Syrian refugee discusses civil war

By Reece Ristau
When Gabrielle Jabbour was forced to flee Syria with his wife in 2012, he brought along $3,000 and not much else.
The pair traveled to Beirut and eventually the United States. Gabrielle Jabbour was the leader of both his orthodox Christian church and his 700-member family in Latakia, a small town on Syria’s western border. When the civil war escalated, so did tensions between Syrian Christians and Muslims.

Gabrielle Jabbour’s daughter, Rula Jabbour, is a doctorate candidate in the University of Nebraska-Lincoln’s political science department. She spoke Thursday at Seaton Hall about her family’s experiences and the conflict in Syria in a discussion titled “Reflections on the Situation in Syria.”

Rula Jabbour said understanding the conflict and the players involved is complicated.

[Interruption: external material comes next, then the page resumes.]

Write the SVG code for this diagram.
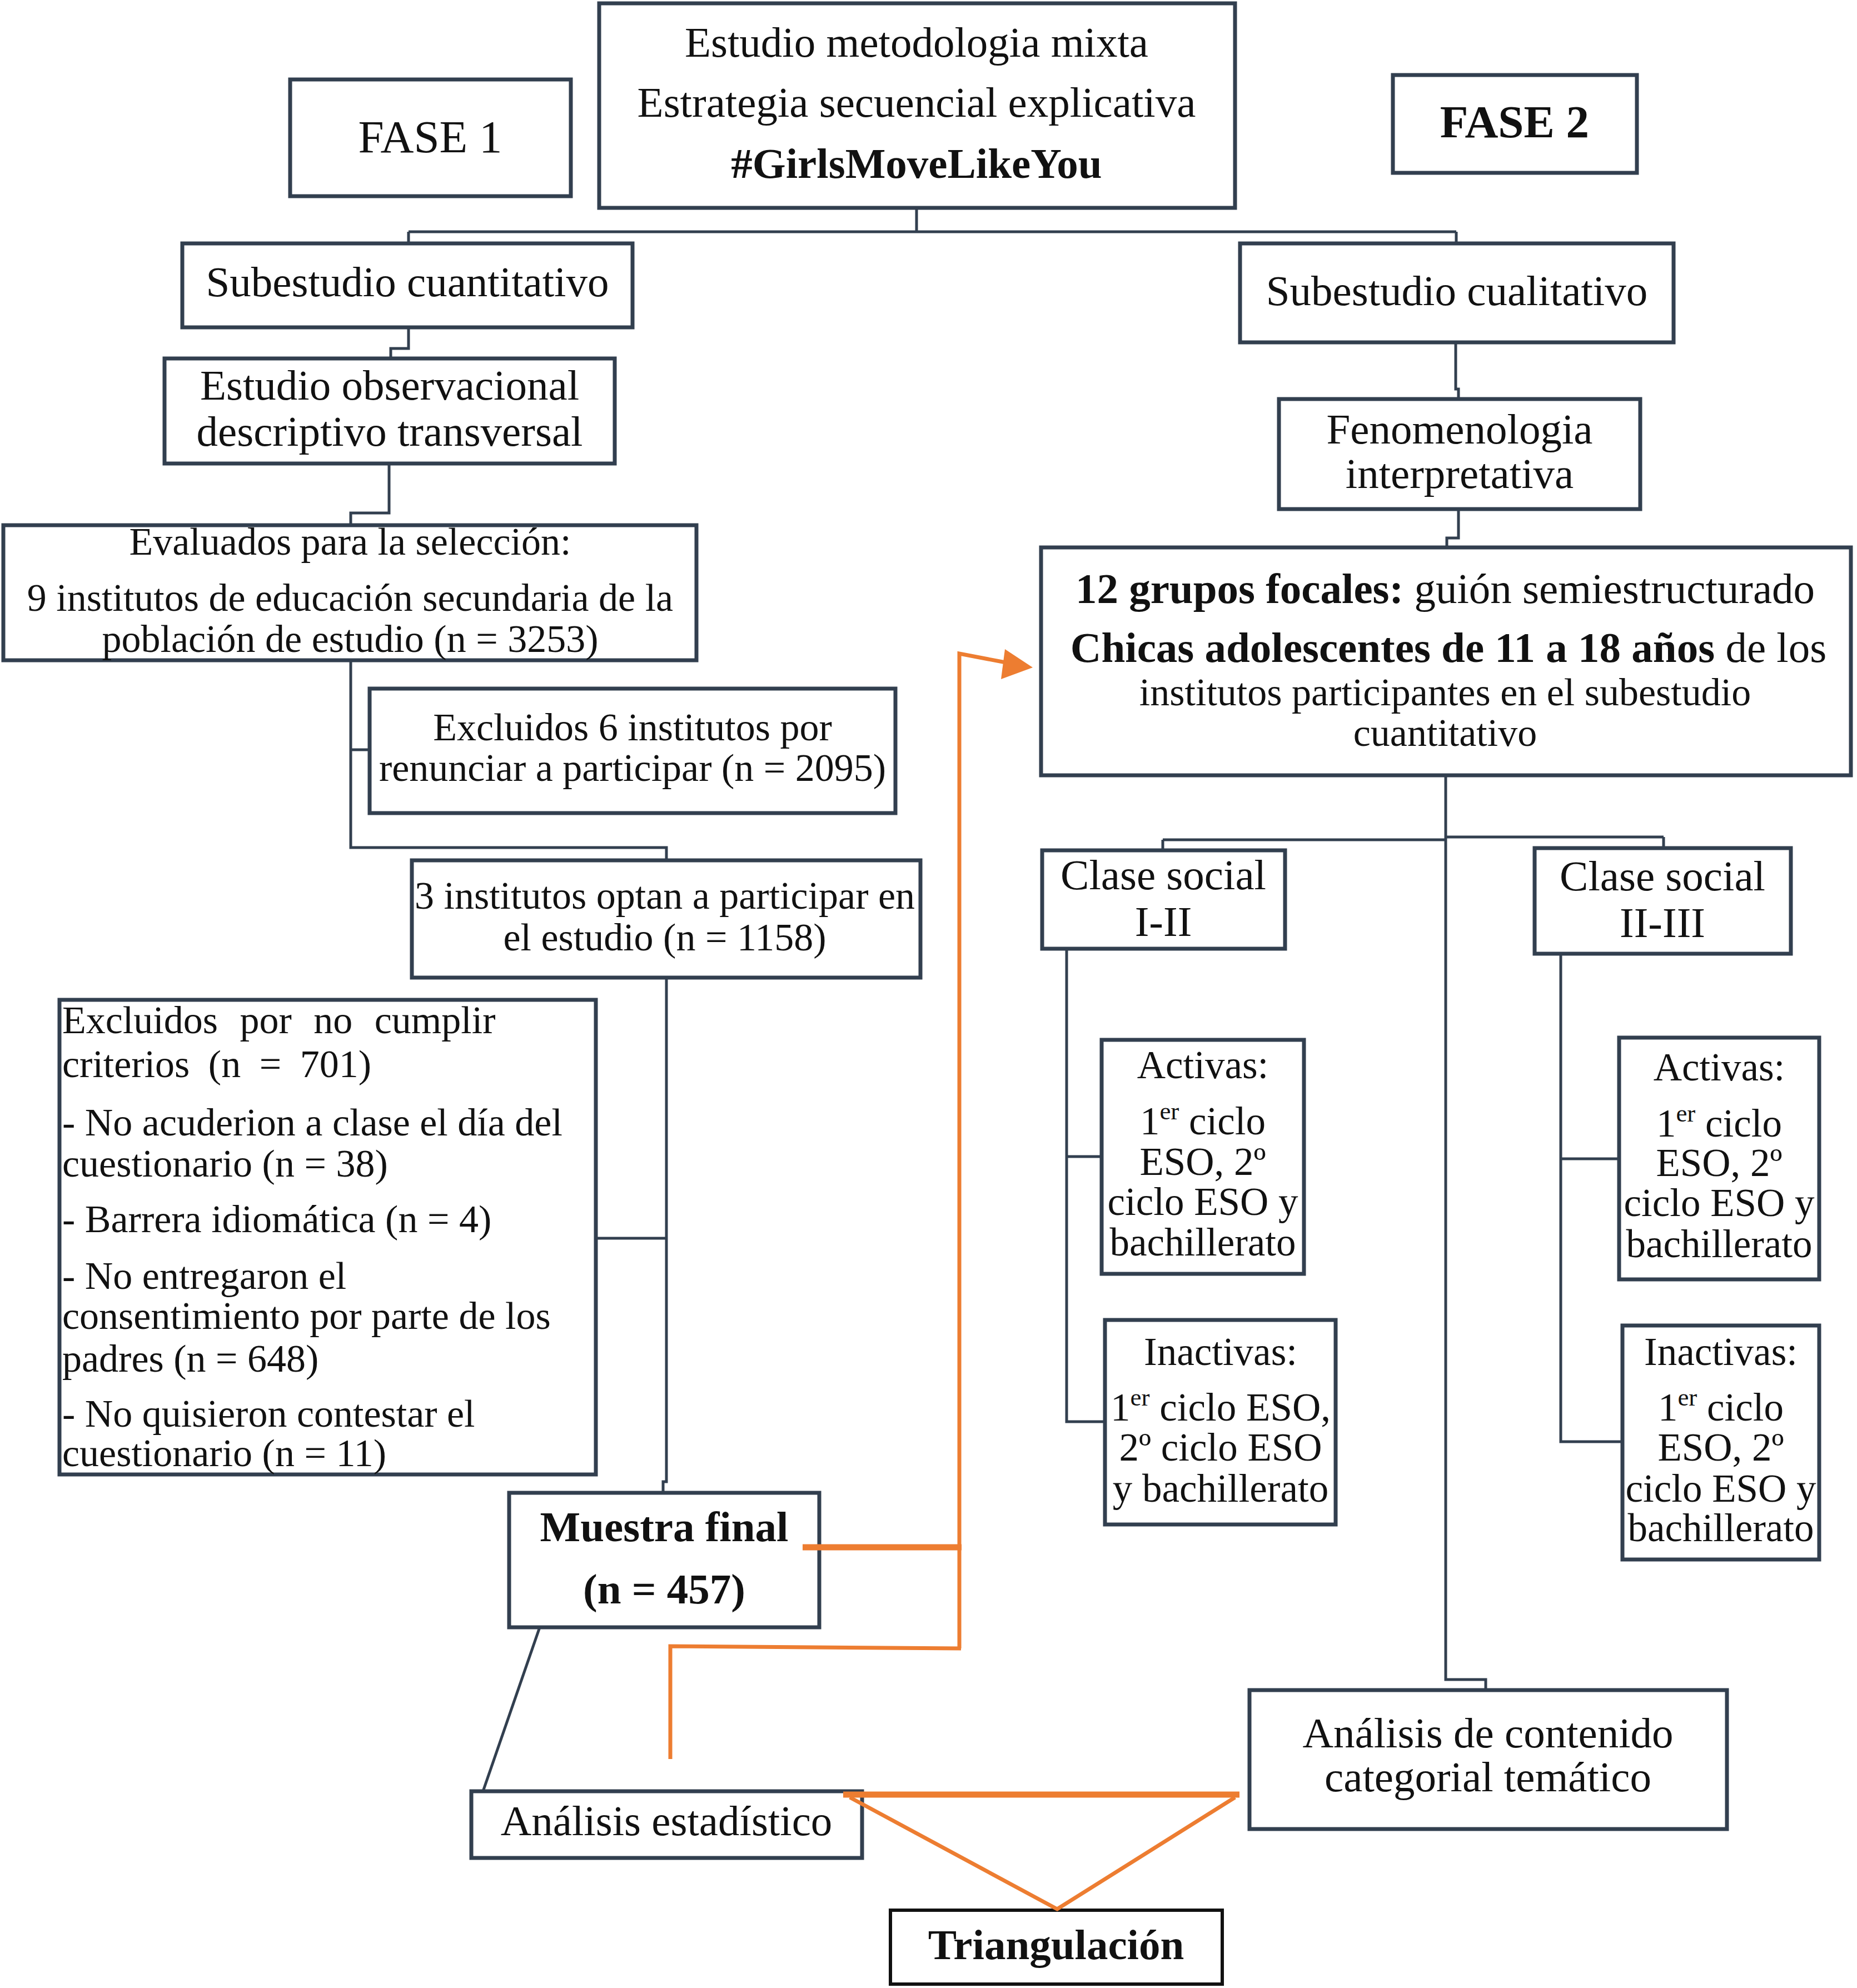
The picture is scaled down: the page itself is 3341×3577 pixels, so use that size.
<svg xmlns="http://www.w3.org/2000/svg" width="3341" height="3577" viewBox="0 0 3341 3577">
<style>
.bx{fill:#fff;stroke:#323f4f;stroke-width:7}
.bk{fill:#fff;stroke:#111;stroke-width:6}
.t{font-family:"Liberation Serif","Times New Roman",serif;font-size:77px;fill:#111;text-anchor:middle}
.s{font-family:"Liberation Serif","Times New Roman",serif;font-size:70px;fill:#111;text-anchor:middle}
.m{font-size:71px}
.f{font-size:83px}
.l{text-anchor:start}
.b{font-weight:bold}
.c{fill:none;stroke:#323f4f;stroke-width:5}
.o{fill:none;stroke:#ed7d31;stroke-width:7}
.ot{fill:none;stroke:#ed7d31;stroke-width:11}
</style>
<rect width="3341" height="3577" fill="#fff"/>
<g id="n-top"><rect class="bx" x="1078" y="6" width="1144" height="368"/>
<text class="t" x="1649" y="102">Estudio metodologia mixta</text>
<text class="t" x="1649" y="210">Estrategia secuencial explicativa</text>
<text class="t b" x="1649" y="320">#GirlsMoveLikeYou</text></g>
<g id="n-fase1"><rect class="bx" x="522" y="143" width="505" height="210"/>
<text class="t f" x="774" y="274">FASE 1</text></g>
<g id="n-fase2"><rect class="bx" x="2506" y="135" width="439" height="176"/>
<text class="t b f" x="2725" y="247">FASE 2</text></g>
<g id="n-cuanti"><rect class="bx" x="328" y="438" width="810" height="151"/>
<text class="t" x="733" y="533">Subestudio cuantitativo</text></g>
<g id="n-cuali"><rect class="bx" x="2231" y="438" width="780" height="178"/>
<text class="t" x="2621" y="549">Subestudio cualitativo</text></g>
<g id="n-obs"><rect class="bx" x="296" y="645" width="810" height="189"/>
<text class="t" x="701" y="719">Estudio observacional</text>
<text class="t" x="701" y="802">descriptivo transversal</text></g>
<g id="n-feno"><rect class="bx" x="2301" y="718" width="650" height="198"/>
<text class="t" x="2626" y="798">Fenomenologia</text>
<text class="t" x="2626" y="878">interpretativa</text></g>
<g id="n-eval"><rect class="bx" x="6" y="945" width="1247" height="243"/>
<text class="s" x="630" y="998">Evaluados para la selección:</text>
<text class="s" x="630" y="1099">9 institutos de educación secundaria de la</text>
<text class="s" x="630" y="1173">población de estudio (n = 3253)</text></g>
<g id="n-excl6"><rect class="bx" x="665" y="1239" width="946" height="224"/>
<text class="s" x="1138" y="1332">Excluidos 6 institutos por</text>
<text class="s" x="1138" y="1405">renunciar a participar (n = 2095)</text></g>
<g id="n-3inst"><rect class="bx" x="741" y="1548" width="915" height="211"/>
<text class="s" x="1196" y="1635">3 institutos optan a participar en</text>
<text class="s" x="1196" y="1710">el estudio (n = 1158)</text></g>
<g id="n-exclcrit"><rect class="bx" x="107" y="1799" width="965" height="854"/>
<text class="s l" x="112" y="1859" word-spacing="22">Excluidos por no cumplir</text>
<text class="s l" x="112" y="1938" word-spacing="16">criterios (n = 701)</text>
<text class="s l" x="112" y="2043">- No acuderion a clase el día del</text>
<text class="s l" x="112" y="2117">cuestionario (n = 38)</text>
<text class="s l" x="112" y="2217">- Barrera idiomática (n = 4)</text>
<text class="s l" x="112" y="2319">- No entregaron el</text>
<text class="s l" x="112" y="2391">consentimiento por parte de los</text>
<text class="s l" x="112" y="2468">padres (n = 648)</text>
<text class="s l" x="112" y="2567">- No quisieron contestar el</text>
<text class="s l" x="112" y="2638">cuestionario (n = 11)</text></g>
<g id="n-muestra"><rect class="bx" x="916" y="2686" width="558" height="242"/>
<text class="t b" x="1195" y="2773">Muestra final</text>
<text class="t b" x="1195" y="2885">(n = 457)</text></g>
<g id="n-estad"><rect class="bx" x="848" y="3223" width="703" height="120"/>
<text class="t" x="1199" y="3302">Análisis estadístico</text></g>
<g id="n-grupos"><rect class="bx" x="1873" y="985" width="1457" height="410"/>
<text class="t" x="2600" y="1085"><tspan class="b">12 grupos focales:</tspan> guión semiestructurado</text>
<text class="t" x="2606" y="1191"><tspan class="b">Chicas adolescentes de 11 a 18 años</tspan> de los</text>
<text class="s" x="2600" y="1269">institutos participantes en el subestudio</text>
<text class="s" x="2600" y="1342">cuantitativo</text></g>
<g id="n-clase1"><rect class="bx" x="1875" y="1530" width="437" height="177"/>
<text class="t" x="2093" y="1600">Clase social</text>
<text class="t" x="2093" y="1684">I-II</text></g>
<g id="n-clase2"><rect class="bx" x="2761" y="1526" width="461" height="190"/>
<text class="t" x="2991" y="1602">Clase social</text>
<text class="t" x="2991" y="1686">II-III</text></g>
<g id="n-act1"><rect class="bx" x="1982" y="1871" width="364" height="421"/>
<text class="s m" x="2164" y="1940">Activas:</text>
<text class="s m" x="2164" y="2041">1<tspan font-size="45" dy="-27">er</tspan><tspan dy="27"> ciclo</tspan></text>
<text class="s m" x="2164" y="2114">ESO, 2º</text>
<text class="s m" x="2164" y="2186">ciclo ESO y</text>
<text class="s m" x="2164" y="2259">bachillerato</text></g>
<g id="n-inact1"><rect class="bx" x="1988" y="2375" width="415" height="368"/>
<text class="s m" x="2196" y="2456">Inactivas:</text>
<text class="s m" x="2196" y="2556">1<tspan font-size="45" dy="-27">er</tspan><tspan dy="27"> ciclo ESO,</tspan></text>
<text class="s m" x="2196" y="2628">2º ciclo ESO</text>
<text class="s m" x="2196" y="2702">y bachillerato</text></g>
<g id="n-act2"><rect class="bx" x="2913" y="1867" width="360" height="435"/>
<text class="s m" x="3093" y="1944">Activas:</text>
<text class="s m" x="3093" y="2045">1<tspan font-size="45" dy="-27">er</tspan><tspan dy="27"> ciclo</tspan></text>
<text class="s m" x="3093" y="2116">ESO, 2º</text>
<text class="s m" x="3093" y="2188">ciclo ESO y</text>
<text class="s m" x="3093" y="2262">bachillerato</text></g>
<g id="n-inact2"><rect class="bx" x="2919" y="2385" width="354" height="421"/>
<text class="s m" x="3096" y="2456">Inactivas:</text>
<text class="s m" x="3096" y="2556">1<tspan font-size="45" dy="-27">er</tspan><tspan dy="27"> ciclo</tspan></text>
<text class="s m" x="3096" y="2628">ESO, 2º</text>
<text class="s m" x="3096" y="2702">ciclo ESO y</text>
<text class="s m" x="3096" y="2773">bachillerato</text></g>
<g id="n-contenido"><rect class="bx" x="2248" y="3041" width="859" height="250"/>
<text class="t" x="2677" y="3144">Análisis de contenido</text>
<text class="t" x="2677" y="3223">categorial temático</text></g>
<g id="n-triang"><rect class="bk" x="1602" y="3437" width="597" height="133"/>
<text class="t b" x="1900" y="3525" font-size="72">Triangulación</text></g>
<g id="connectors">
<path class="c" d="M1649 374V417M735 417H2620M735 417V438M2620 417V438"/>
<path class="c" d="M735 589V627H703V645"/>
<path class="c" d="M700 834V923H631V945"/>
<path class="c" d="M631 1188V1525H1199V1548M631 1349H665"/>
<path class="c" d="M1199 1759V2666H1193V2686M1072 2228H1199"/>
<path class="c" d="M971 2928L869 3223"/>
<path class="c" d="M2619 616V700H2624V718"/>
<path class="c" d="M2624 916V968H2603V985"/>
<path class="c" d="M2601 1395V3022H2673V3041M2092 1511H2601M2601 1506H2993M2092 1511V1530M2993 1506V1526"/>
<path class="c" d="M1919 1707V2558H1988M1919 2081H1982"/>
<path class="c" d="M2808 1716V2594H2919M2808 2085H2913"/>
<path class="ot" d="M1444 2784H1730"/>
<path class="o" d="M1726 2966V1176L1820 1194"/>
<polygon points="1858,1201 1808,1168 1801,1222" fill="#ed7d31"/>
<path class="o" d="M1206 3165V2962L1729 2966"/>
<path class="ot" d="M1517 3229H2230"/>
<path class="o" d="M1529 3234L1902 3435L2222 3234"/>
</g>
</svg>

“In politics, there is no white or black,” Rula Jabbour said. “It’s always grey.”

She discussed the beginning of the Syrian civil war. Citizens of Tunisia and Egypt overthrew their regimes in 2010 and 2011, each in about three weeks. Many consider this the spark that ignited the Arab Spring. Rula Jabbour said other countries believed they could also create power changes as easily as the first two.

When the uprising in Syria began, things didn’t go as planned.

“I’m not saying the uprising in Syria did not have a good cause, but unfortunately, it was hijacked,” Rula Jabbour said. “It was hunted by extremists.”

Muslim Sunnis are the majority in Syria. Initially, Bashar al-Assad, Syrian president, didn’t go after minorities, Rula Jabbour said. She said Assad knew he would need support from minority groups – such as orthodox Christians – in order to stay in power. But as the conflict grew, Sunnis began targeting those groups.

Rula Jabbour used the United States invasion of Iraq to explain American actions in Syria. While the U.S. attempted to use power in Iraq to cut ties between countries such as Iran and Syria, too much intervention in the current Syrian crisis wouldn’t work, she said.

Asked about what she would like the U.S. to do, Rula Jabbour said she couldn’t remove herself from the politics of the matter to answer.

“I understand where the U.S. is coming from in its actions – this is politics, the dirtiest game in town,” she said. “I cannot ask the U.S. to be an angel in a forest full of monsters.”